[rede.APPIA] MDPI Special Issue “Advances in Machine Learning Methods for Natural Language Processing and Computational Linguistics”

Call for Papers MDPI Special Issue
“Advances in Machine Learning Methods for Natural Language Processing and Computational Linguistics”

Deadline: 30 June 2022

Site:
https://www.mdpi.com/journal/mathematics/special_issue/Machine_Learning_Methods_Natural_Language_Processing_Computational_Linguistics

Keywords
– ML-based tools for CL and NLP
– Domain-specific and low-resource languages
– Generation of training resources from raw data
– Halting conditions and over–under-fitting detection
– Integration of symbolic and model-based processing
– Reasoning about large and multiple documents
– Sampling strategies

Machine learning (ML) algorithms can be used to analyze vast volumes of information, identify patterns and generate models capable of recognizing them in new data instances. This allows us to address complex tasks with the only constraint being the necessity of a suitable training database.

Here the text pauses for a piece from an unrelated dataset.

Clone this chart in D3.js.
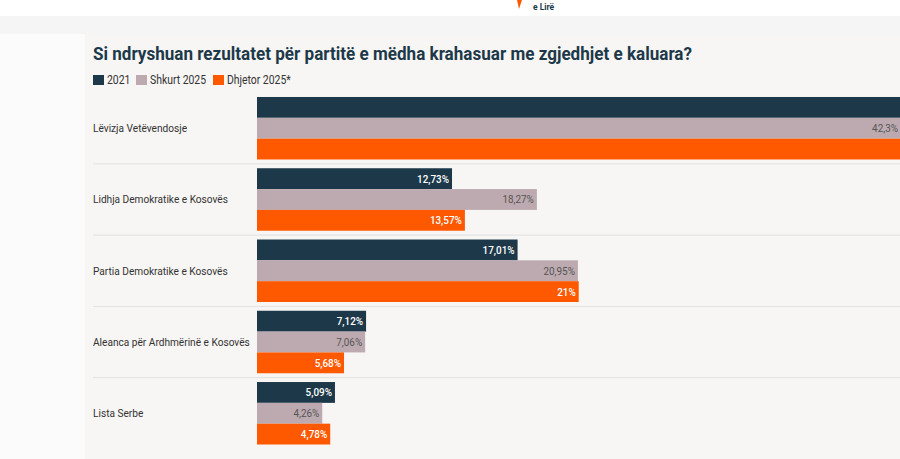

Furthermore, today's digital society provides access to a vast range of raw data, but also generates the need for managing them effectively. This makes up natural language processing (NLP), a collective term referring to the automatic computational treatment of human languages for which purely symbolic techniques show clear limitations, a popular field for exploiting ML capacities. The same is true for computational linguistics (CL), which is more concerned with the study of linguistics.

However, this collaborative framework must be based on a formally well-informed strategy to ensure its reliability. In this context, this Special Issue focuses on both the application of ML techniques to solve NLP and CL tasks and on the generation of linguistic resources to enable this, for example, the construction of syntactic structures without recourse to tree banks for training, which would greatly simplify the implementation of statistical-based parsers, especially when dealing with out-of-domain scenarios or low-resource languages. By way of a more applicative issue, we could address the generation of models allowing efficient contextual representations, a nontrivial task when dealing with large-scale or multiple documents, but essential for language understanding.